Trudy Lieberman of the Columbia Journalism Review has been doing great work on untangling the intentions of the Very Serious People toward our social safety net. This time, she deciphers Obama's State of the Union message for his intentions toward Medicare cuts -- the so-called "modest reforms" he mentioned:
The president’s State of the Union message may have sort of resolved the question: “Will he or won’t he touch Medicare? The answer: he probably will, a conclusion based on his cryptically grand rhetoric. The president called for those who care deeply about Medicare to “embrace the need for modest reforms—otherwise our retirement programs will crowd out the investments we need for our children.” Vague enough!

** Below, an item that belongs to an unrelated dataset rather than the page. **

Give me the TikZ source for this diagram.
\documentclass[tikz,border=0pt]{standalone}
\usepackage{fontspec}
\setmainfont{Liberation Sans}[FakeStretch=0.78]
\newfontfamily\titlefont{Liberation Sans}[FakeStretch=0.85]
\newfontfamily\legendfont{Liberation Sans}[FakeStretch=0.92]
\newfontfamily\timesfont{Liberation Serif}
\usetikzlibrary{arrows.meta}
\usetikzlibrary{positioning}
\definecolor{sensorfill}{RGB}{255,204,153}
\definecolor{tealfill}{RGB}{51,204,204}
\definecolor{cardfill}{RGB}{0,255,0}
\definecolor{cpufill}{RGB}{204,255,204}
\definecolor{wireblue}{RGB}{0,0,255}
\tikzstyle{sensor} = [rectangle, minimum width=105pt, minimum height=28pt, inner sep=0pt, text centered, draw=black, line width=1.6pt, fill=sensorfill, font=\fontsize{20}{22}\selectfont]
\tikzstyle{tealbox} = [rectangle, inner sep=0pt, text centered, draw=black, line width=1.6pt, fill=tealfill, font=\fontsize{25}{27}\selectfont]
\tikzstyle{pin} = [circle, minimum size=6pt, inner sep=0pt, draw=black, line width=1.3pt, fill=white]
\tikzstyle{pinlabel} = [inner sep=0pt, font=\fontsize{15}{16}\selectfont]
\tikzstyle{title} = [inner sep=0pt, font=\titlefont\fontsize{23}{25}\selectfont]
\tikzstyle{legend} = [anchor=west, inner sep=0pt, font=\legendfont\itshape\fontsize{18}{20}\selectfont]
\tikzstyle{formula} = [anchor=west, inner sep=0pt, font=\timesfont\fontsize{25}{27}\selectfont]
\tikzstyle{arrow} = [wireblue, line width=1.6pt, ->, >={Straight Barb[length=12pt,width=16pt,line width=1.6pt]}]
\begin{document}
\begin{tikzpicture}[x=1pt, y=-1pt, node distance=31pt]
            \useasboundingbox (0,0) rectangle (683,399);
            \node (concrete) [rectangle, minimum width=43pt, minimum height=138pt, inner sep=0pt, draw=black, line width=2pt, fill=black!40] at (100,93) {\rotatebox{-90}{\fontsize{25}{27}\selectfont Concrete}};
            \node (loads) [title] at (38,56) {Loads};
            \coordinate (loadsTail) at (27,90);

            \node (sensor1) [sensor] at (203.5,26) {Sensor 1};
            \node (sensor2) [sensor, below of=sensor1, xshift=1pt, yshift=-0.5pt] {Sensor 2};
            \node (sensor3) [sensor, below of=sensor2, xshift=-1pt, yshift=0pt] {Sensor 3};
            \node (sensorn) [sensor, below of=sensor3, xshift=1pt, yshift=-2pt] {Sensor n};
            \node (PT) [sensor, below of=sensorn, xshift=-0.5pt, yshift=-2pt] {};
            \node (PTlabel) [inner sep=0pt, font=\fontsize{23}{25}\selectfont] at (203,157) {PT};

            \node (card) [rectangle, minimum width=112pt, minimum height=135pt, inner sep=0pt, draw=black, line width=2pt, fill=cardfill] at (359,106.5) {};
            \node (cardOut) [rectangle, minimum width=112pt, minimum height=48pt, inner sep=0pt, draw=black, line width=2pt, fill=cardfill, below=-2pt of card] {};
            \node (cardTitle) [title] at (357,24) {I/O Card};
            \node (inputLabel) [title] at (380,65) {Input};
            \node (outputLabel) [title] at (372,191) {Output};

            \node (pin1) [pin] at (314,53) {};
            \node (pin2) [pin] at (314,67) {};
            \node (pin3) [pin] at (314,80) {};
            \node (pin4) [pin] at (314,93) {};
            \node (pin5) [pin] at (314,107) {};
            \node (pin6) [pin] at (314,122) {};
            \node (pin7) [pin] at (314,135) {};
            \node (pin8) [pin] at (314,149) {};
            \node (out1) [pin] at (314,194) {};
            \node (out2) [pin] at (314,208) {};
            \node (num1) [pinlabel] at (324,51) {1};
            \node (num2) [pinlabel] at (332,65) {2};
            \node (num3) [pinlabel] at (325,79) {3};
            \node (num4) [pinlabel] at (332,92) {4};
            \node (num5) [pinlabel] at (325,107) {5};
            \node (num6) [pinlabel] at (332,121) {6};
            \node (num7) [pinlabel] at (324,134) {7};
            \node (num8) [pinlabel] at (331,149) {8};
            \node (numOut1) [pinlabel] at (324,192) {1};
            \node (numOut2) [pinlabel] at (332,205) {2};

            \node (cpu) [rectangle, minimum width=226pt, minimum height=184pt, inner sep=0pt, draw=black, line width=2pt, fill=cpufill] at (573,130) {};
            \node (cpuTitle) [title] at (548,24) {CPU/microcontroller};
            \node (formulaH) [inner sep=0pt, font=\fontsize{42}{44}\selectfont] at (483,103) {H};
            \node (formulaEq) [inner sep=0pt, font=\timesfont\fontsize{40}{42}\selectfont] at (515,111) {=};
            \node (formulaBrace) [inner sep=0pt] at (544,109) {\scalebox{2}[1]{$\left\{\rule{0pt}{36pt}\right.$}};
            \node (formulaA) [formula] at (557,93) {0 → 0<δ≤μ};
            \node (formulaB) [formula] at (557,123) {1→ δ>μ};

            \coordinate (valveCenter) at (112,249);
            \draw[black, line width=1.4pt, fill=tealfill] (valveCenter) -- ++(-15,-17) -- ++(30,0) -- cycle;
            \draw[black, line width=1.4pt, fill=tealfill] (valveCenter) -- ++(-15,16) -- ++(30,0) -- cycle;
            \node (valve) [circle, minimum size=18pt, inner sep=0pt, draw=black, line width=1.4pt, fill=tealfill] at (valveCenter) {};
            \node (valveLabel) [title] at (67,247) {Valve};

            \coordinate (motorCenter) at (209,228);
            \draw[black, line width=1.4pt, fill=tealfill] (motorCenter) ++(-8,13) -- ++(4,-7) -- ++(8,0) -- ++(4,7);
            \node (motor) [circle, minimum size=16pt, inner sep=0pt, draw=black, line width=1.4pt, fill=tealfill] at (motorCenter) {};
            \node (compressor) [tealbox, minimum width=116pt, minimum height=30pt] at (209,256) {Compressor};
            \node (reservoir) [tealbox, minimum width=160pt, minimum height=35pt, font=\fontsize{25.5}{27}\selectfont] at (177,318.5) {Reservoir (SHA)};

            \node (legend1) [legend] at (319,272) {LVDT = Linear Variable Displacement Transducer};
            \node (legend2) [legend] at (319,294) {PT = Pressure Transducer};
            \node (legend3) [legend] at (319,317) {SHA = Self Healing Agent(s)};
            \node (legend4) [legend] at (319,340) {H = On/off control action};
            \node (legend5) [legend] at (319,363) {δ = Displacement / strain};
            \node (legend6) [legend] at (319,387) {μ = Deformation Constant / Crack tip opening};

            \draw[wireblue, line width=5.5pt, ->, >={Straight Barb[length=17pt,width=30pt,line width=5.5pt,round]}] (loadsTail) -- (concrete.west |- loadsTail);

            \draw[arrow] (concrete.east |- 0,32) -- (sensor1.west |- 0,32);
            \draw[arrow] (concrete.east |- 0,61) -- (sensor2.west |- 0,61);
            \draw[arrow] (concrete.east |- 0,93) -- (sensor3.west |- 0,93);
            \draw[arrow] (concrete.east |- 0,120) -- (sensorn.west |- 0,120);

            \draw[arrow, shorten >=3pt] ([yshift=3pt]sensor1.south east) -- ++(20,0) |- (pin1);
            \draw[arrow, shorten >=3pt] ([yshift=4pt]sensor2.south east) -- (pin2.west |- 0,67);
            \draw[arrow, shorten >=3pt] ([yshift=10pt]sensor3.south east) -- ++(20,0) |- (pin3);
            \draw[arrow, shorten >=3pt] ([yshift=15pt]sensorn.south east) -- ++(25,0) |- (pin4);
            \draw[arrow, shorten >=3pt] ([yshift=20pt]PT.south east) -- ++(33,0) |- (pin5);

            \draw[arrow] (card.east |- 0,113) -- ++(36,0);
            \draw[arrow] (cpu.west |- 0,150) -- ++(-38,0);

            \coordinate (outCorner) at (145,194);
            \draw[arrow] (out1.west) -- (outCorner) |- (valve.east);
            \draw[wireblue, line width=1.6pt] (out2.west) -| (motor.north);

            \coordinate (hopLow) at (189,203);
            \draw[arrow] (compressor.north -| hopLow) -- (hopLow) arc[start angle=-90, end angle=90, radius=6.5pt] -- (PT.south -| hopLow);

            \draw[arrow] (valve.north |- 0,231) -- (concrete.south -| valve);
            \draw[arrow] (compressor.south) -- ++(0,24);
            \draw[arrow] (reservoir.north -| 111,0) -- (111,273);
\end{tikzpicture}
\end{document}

Next came some “specifics.” Obama said he was prepared to enact reforms that will achieve the same amount of healthcare savings by the beginning of the next decade as those proposed by the Simpson-Bowles commission. The Simpson and Bowles reference probably flew over many heads. Three years ago, the president appointed the commission to recommend steps for reducing the deficit. It was chaired by the former Wyoming senator, Alan Simpson, and the former Clinton chief of staff, Erskine Bowles, and composed of Democrats and Republicans. They could not agree on final recommendations, but issued a report anyway. It’s time to dust it off.
The Simpson-Bowles plan called for a global budget for all federal government healthcare spending, and for limiting healthcare outlays to the rate of GDP growth plus one percent. And it laid out several changes to Medicare, with price tags for each adding up to billions.
What’s significant is that the proposals shift some of the cost of care from the federal government to seniors, along the lines of the bill introduced by Tennessee Republican Sen. Bob Corker, which we parsed last week. Like Corker’s bill, Simpson-Bowles would require seniors to pay one $550 deductible instead of separate deductibles for various Medicare services. And like Corker, seniors would have to pay $7,500 of their expenses out-of-pocket.
As we wrote last week, that would be tough for millions of beneficiaries, considering that half of them have incomes of $24,000 or less.
Such a requirement for seniors would be a death sentence for many.